Alex DavisRIVERRUN Watching the River Flow: A Century of Irish Poetry, edited by Noel Duffy and Theo Dorgan (Poetry Ireland)

In his disappointingly brief introduction to this selection of Irish poetry, Theo Dorgan states that 'This is neither a representative nor a canonical anthology.' Given the anthology's refreshingly novel structure - in which ten 'section editors' are allocated a decade each, from which to mine ten poems - the absence of both an overarching critical narrative and a substantial sampling of twentieth- century Irish poetry is inevitable. In its place Noel Duffy and Dorgan asked their ten chosen poets to choose works that 'mark or contain in themselves something of the essential character of [each] decade' of the twentieth century in Ireland. Precisely what might constitute this 'character' is given the reader in the often valuable contextual headnotes that precede each poets selection.

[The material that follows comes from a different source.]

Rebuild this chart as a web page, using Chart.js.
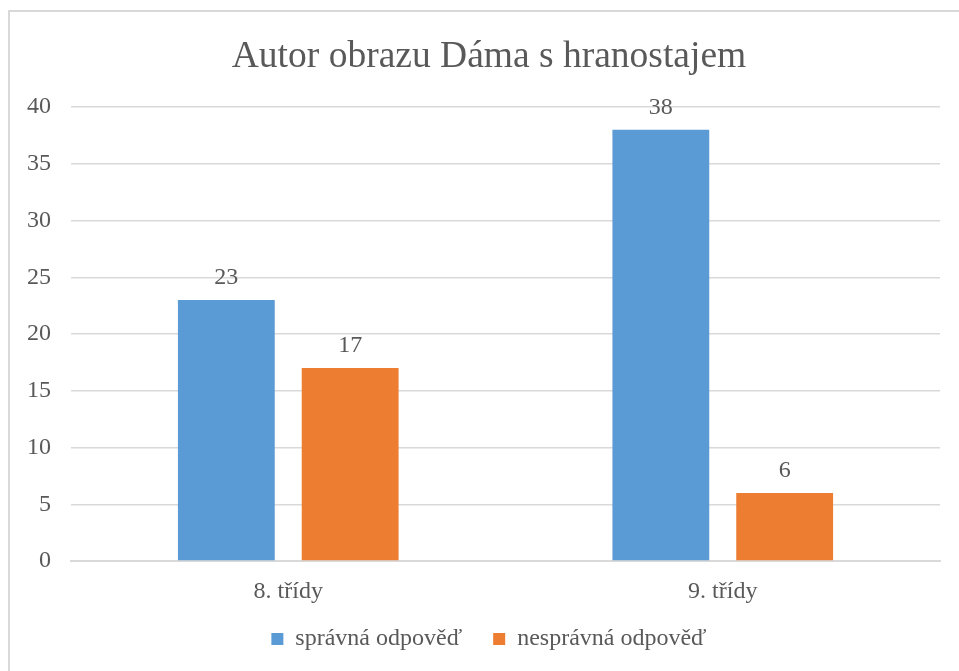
<!DOCTYPE html>
<html>
<head>
<meta charset="utf-8">
<script src="https://cdn.jsdelivr.net/npm/chart.js@4/dist/chart.umd.min.js"></script>
<style>
  html, body { margin: 0; padding: 0; background: #fff; overflow: hidden; }
  #frame {
    position: absolute; left: 8px; top: 10px;
    width: 980px; height: 700px;
    border: 2px solid #d9d9d9; box-sizing: border-box;
  }
  #wrap { position: absolute; left: 0; top: 0; width: 959px; height: 671px; }
</style>
</head>
<body>
<div id="frame"></div>
<div id="wrap"><canvas id="chart" width="959" height="671"></canvas></div>
<script>
// data
const categories = ["8. třídy", "9. třídy"];
const correct = [23, 38];
const wrong = [17, 6];
const seriesNames = ["správná odpověď", "nesprávná odpověď"];
const yTicks = [0, 5, 10, 15, 20, 25, 30, 35, 40];

const TEXT = "#595959";
const FONT = '"Liberation Serif", Tinos, "Times New Roman", "DejaVu Serif", serif';

/* =========================
   VALUE LABELS ABOVE BARS
========================= */
const valueLabels = {
  id: "valueLabels",
  afterLayout(chart) {
    // let axis labels draw outside their (tight) boxes
    chart.scales.x.bottom = chart.height;
    chart.scales.y.left = 0;
  },
  afterDatasetsDraw(chart) {
    const ctx = chart.ctx;
    ctx.save();
    ctx.font = "24px " + FONT;
    ctx.fillStyle = TEXT;
    ctx.textAlign = "center";
    ctx.textBaseline = "middle";
    chart.data.datasets.forEach((ds, i) => {
      chart.getDatasetMeta(i).data.forEach((bar, j) => {
        ctx.fillText(ds.data[j], bar.x, bar.y - 22);
      });
    });
    ctx.restore();
  }
};

new Chart(document.getElementById("chart"), {
  type: "bar",
  data: {
    labels: categories,
    datasets: [
      {
        label: seriesNames[0],
        data: correct,
        backgroundColor: "#5b9bd5",
        borderWidth: 0
      },
      {
        label: seriesNames[1],
        data: wrong,
        backgroundColor: "#ed7d31",
        borderWidth: 0
      }
    ]
  },
  options: {
    responsive: false,
    animation: false,
    devicePixelRatio: 1,
    layout: { padding: { left: 38, right: 19, top: 0, bottom: 10 } },
    datasets: {
      bar: { categoryPercentage: 0.57, barPercentage: 0.782 }
    },
    plugins: {
      title: {
        display: true,
        text: "Autor obrazu Dáma s hranostajem",
        color: TEXT,
        font: { family: FONT, size: 37.5, weight: "normal" },
        padding: { top: 35, bottom: 27 }
      },
      legend: {
        position: "bottom",
        labels: {
          color: TEXT,
          font: { family: FONT, size: 24 },
          boxWidth: 12,
          boxHeight: 12,
          padding: 31
        }
      },
      tooltip: { enabled: false }
    },
    scales: {
      x: {
        afterFit(scale) { scale.height = 35; },
        grid: { display: false, drawTicks: false },
        border: { color: "#d9d9d9", width: 2 },
        ticks: {
          color: TEXT,
          font: { family: FONT, size: 24 },
          padding: 16
        }
      },
      y: {
        min: 0,
        max: 40,
        afterBuildTicks(scale) {
          scale.ticks = yTicks.map(v => ({ value: v }));
        },
        afterFit(scale) { scale.width = 33; },
        grid: { color: "#d9d9d9", lineWidth: 1.5, drawTicks: false },
        border: { display: false },
        ticks: {
          color: TEXT,
          font: { family: FONT, size: 24 },
          padding: 20
        }
      }
    }
  },
  plugins: [valueLabels]
});
</script>
</body>
</html>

Eavan Boland's evocative introduction to the poetry of the first decade of the century reminds us how distant its political and social 'hinterland' now seems. Rightly drawing our attention to Padraic Colum's Wild Earth (1907) and the poetry of J. M. Synge, she might have further adduced George Russell's crucial 1904 anthology, New Songs, in Irish poetry's turn from the introspective, lyrical mode of the Celtic Twilight to more robust, folkloric forms. Marring her analysis of this decade is the claim that this shift is unrelated to literary movements beyond Ireland. Her contention that 'Modernism, stirring in New York and London, has not yet come to the edges of the Irish poem,' not only neglects the centrality of the Irish Literary Revival of the ...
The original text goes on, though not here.